== What you should do ==
Type out the data exactly as given. Skip any image.

^^^^

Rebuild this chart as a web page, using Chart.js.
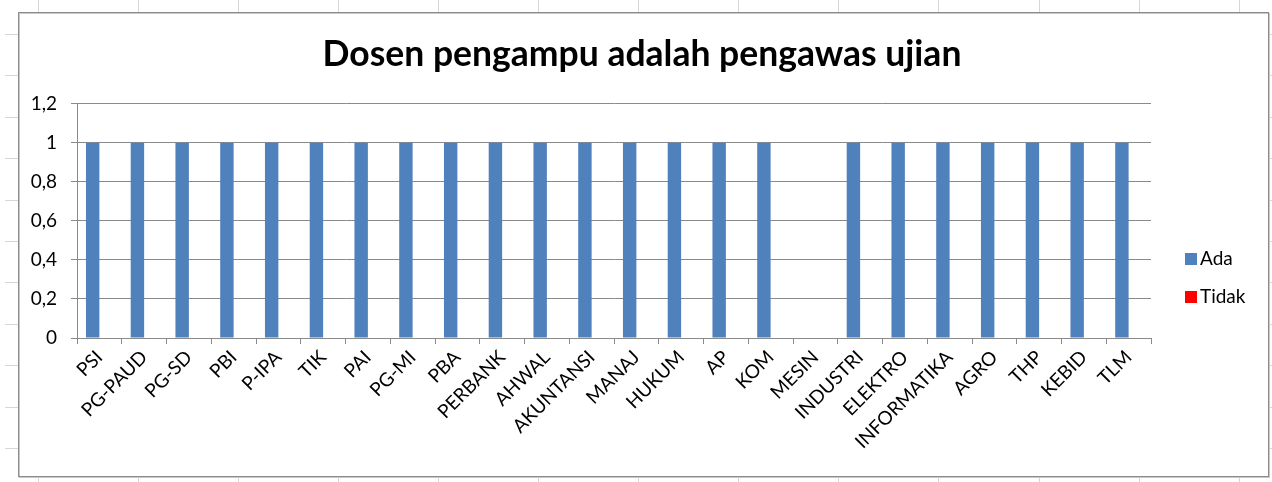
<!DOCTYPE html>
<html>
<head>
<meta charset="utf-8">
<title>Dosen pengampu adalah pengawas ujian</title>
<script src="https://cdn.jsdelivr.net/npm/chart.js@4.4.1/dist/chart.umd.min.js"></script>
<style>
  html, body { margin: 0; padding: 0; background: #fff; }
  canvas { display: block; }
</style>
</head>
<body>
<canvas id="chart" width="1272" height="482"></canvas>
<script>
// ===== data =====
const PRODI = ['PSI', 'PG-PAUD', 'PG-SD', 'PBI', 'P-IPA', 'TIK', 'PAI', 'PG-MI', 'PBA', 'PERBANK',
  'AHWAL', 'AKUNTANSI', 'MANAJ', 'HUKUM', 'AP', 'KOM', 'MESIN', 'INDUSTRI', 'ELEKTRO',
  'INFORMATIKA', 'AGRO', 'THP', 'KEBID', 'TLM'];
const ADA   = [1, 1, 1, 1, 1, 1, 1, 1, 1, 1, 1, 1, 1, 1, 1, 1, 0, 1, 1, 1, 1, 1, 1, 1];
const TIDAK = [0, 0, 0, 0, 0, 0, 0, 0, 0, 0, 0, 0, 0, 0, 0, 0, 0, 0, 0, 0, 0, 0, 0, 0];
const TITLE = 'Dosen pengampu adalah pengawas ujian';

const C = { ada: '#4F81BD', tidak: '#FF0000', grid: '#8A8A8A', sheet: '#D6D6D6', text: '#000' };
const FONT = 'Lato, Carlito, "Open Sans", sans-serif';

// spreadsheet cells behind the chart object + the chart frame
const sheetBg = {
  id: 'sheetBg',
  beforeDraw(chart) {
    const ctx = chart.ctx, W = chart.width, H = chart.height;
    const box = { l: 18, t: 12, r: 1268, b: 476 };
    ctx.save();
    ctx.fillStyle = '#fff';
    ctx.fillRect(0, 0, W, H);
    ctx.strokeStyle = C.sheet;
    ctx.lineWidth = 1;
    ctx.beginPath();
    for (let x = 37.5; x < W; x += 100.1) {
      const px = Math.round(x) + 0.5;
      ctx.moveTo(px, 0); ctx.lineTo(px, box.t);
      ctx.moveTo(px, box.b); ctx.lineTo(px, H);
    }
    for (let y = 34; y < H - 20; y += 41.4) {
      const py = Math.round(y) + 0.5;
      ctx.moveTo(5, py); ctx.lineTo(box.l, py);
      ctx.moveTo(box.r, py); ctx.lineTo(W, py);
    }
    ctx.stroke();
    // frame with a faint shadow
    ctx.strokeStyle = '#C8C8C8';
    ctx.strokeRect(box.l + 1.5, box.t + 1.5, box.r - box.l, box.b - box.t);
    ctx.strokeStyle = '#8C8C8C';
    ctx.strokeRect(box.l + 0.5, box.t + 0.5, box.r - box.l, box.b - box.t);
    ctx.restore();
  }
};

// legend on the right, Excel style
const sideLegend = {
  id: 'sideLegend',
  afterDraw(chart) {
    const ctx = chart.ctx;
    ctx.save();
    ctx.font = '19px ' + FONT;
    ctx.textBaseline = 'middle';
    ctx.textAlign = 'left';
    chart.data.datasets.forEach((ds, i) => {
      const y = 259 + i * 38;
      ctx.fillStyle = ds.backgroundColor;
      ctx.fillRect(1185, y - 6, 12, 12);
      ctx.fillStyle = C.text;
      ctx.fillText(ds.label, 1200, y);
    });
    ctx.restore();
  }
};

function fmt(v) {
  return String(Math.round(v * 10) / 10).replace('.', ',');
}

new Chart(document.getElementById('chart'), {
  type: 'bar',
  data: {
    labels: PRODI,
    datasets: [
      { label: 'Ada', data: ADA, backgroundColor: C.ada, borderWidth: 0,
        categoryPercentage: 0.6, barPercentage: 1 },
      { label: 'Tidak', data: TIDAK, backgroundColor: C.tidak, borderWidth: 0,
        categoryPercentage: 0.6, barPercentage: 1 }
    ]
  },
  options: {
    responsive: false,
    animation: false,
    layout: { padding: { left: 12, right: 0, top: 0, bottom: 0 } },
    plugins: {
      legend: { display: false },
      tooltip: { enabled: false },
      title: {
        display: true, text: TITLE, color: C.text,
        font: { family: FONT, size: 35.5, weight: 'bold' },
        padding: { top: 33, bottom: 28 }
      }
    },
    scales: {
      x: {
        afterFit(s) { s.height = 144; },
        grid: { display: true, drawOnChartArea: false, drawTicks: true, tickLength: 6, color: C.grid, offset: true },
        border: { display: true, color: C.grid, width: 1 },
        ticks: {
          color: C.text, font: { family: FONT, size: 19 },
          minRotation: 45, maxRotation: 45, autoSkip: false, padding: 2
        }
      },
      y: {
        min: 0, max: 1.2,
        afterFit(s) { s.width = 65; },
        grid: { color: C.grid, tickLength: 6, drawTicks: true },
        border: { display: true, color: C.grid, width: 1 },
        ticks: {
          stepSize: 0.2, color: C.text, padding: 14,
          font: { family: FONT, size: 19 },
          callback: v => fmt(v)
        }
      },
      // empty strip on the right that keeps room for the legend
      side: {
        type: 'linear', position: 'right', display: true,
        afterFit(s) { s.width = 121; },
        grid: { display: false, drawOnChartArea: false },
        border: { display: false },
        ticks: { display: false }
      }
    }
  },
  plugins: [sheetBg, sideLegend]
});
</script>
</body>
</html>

^^^^

== Final result ==
Rebuild this chart as a web page, using Chart.js.
<!DOCTYPE html>
<html>
<head>
<meta charset="utf-8">
<title>Dosen pengampu adalah pengawas ujian</title>
<script src="https://cdn.jsdelivr.net/npm/chart.js@4.4.1/dist/chart.umd.min.js"></script>
<style>
  html, body { margin: 0; padding: 0; background: #fff; }
  canvas { display: block; }
</style>
</head>
<body>
<canvas id="chart" width="1272" height="482"></canvas>
<script>
// ===== data =====
const PRODI = ['PSI', 'PG-PAUD', 'PG-SD', 'PBI', 'P-IPA', 'TIK', 'PAI', 'PG-MI', 'PBA', 'PERBANK',
  'AHWAL', 'AKUNTANSI', 'MANAJ', 'HUKUM', 'AP', 'KOM', 'MESIN', 'INDUSTRI', 'ELEKTRO',
  'INFORMATIKA', 'AGRO', 'THP', 'KEBID', 'TLM'];
const ADA   = [1, 1, 1, 1, 1, 1, 1, 1, 1, 1, 1, 1, 1, 1, 1, 1, 0, 1, 1, 1, 1, 1, 1, 1];
const TIDAK = [0, 0, 0, 0, 0, 0, 0, 0, 0, 0, 0, 0, 0, 0, 0, 0, 0, 0, 0, 0, 0, 0, 0, 0];
const TITLE = 'Dosen pengampu adalah pengawas ujian';

const C = { ada: '#4F81BD', tidak: '#FF0000', grid: '#8A8A8A', sheet: '#D6D6D6', text: '#000' };
const FONT = 'Lato, Carlito, "Open Sans", sans-serif';

// spreadsheet cells behind the chart object + the chart frame
const sheetBg = {
  id: 'sheetBg',
  beforeDraw(chart) {
    const ctx = chart.ctx, W = chart.width, H = chart.height;
    const box = { l: 18, t: 12, r: 1268, b: 476 };
    ctx.save();
    ctx.fillStyle = '#fff';
    ctx.fillRect(0, 0, W, H);
    ctx.strokeStyle = C.sheet;
    ctx.lineWidth = 1;
    ctx.beginPath();
    for (let x = 37.5; x < W; x += 100.1) {
      const px = Math.round(x) + 0.5;
      ctx.moveTo(px, 0); ctx.lineTo(px, box.t);
      ctx.moveTo(px, box.b); ctx.lineTo(px, H);
    }
    for (let y = 34; y < H - 20; y += 41.4) {
      const py = Math.round(y) + 0.5;
      ctx.moveTo(5, py); ctx.lineTo(box.l, py);
      ctx.moveTo(box.r, py); ctx.lineTo(W, py);
    }
    ctx.stroke();
    // frame with a faint shadow
    ctx.strokeStyle = '#C8C8C8';
    ctx.strokeRect(box.l + 1.5, box.t + 1.5, box.r - box.l, box.b - box.t);
    ctx.strokeStyle = '#8C8C8C';
    ctx.strokeRect(box.l + 0.5, box.t + 0.5, box.r - box.l, box.b - box.t);
    ctx.restore();
  }
};

// legend on the right, Excel style
const sideLegend = {
  id: 'sideLegend',
  afterDraw(chart) {
    const ctx = chart.ctx;
    ctx.save();
    ctx.font = '19px ' + FONT;
    ctx.textBaseline = 'middle';
    ctx.textAlign = 'left';
    chart.data.datasets.forEach((ds, i) => {
      const y = 259 + i * 38;
      ctx.fillStyle = ds.backgroundColor;
      ctx.fillRect(1185, y - 6, 12, 12);
      ctx.fillStyle = C.text;
      ctx.fillText(ds.label, 1200, y);
    });
    ctx.restore();
  }
};

function fmt(v) {
  return String(Math.round(v * 10) / 10).replace('.', ',');
}

new Chart(document.getElementById('chart'), {
  type: 'bar',
  data: {
    labels: PRODI,
    datasets: [
      { label: 'Ada', data: ADA, backgroundColor: C.ada, borderWidth: 0,
        categoryPercentage: 0.6, barPercentage: 1 },
      { label: 'Tidak', data: TIDAK, backgroundColor: C.tidak, borderWidth: 0,
        categoryPercentage: 0.6, barPercentage: 1 }
    ]
  },
  options: {
    responsive: false,
    animation: false,
    layout: { padding: { left: 12, right: 0, top: 0, bottom: 0 } },
    plugins: {
      legend: { display: false },
      tooltip: { enabled: false },
      title: {
        display: true, text: TITLE, color: C.text,
        font: { family: FONT, size: 35.5, weight: 'bold' },
        padding: { top: 33, bottom: 28 }
      }
    },
    scales: {
      x: {
        afterFit(s) { s.height = 144; },
        grid: { display: true, drawOnChartArea: false, drawTicks: true, tickLength: 6, color: C.grid, offset: true },
        border: { display: true, color: C.grid, width: 1 },
        ticks: {
          color: C.text, font: { family: FONT, size: 19 },
          minRotation: 45, maxRotation: 45, autoSkip: false, padding: 2
        }
      },
      y: {
        min: 0, max: 1.2,
        afterFit(s) { s.width = 65; },
        grid: { color: C.grid, tickLength: 6, drawTicks: true },
        border: { display: true, color: C.grid, width: 1 },
        ticks: {
          stepSize: 0.2, color: C.text, padding: 14,
          font: { family: FONT, size: 19 },
          callback: v => fmt(v)
        }
      },
      // empty strip on the right that keeps room for the legend
      side: {
        type: 'linear', position: 'right', display: true,
        afterFit(s) { s.width = 121; },
        grid: { display: false, drawOnChartArea: false },
        border: { display: false },
        ticks: { display: false }
      }
    }
  },
  plugins: [sheetBg, sideLegend]
});
</script>
</body>
</html>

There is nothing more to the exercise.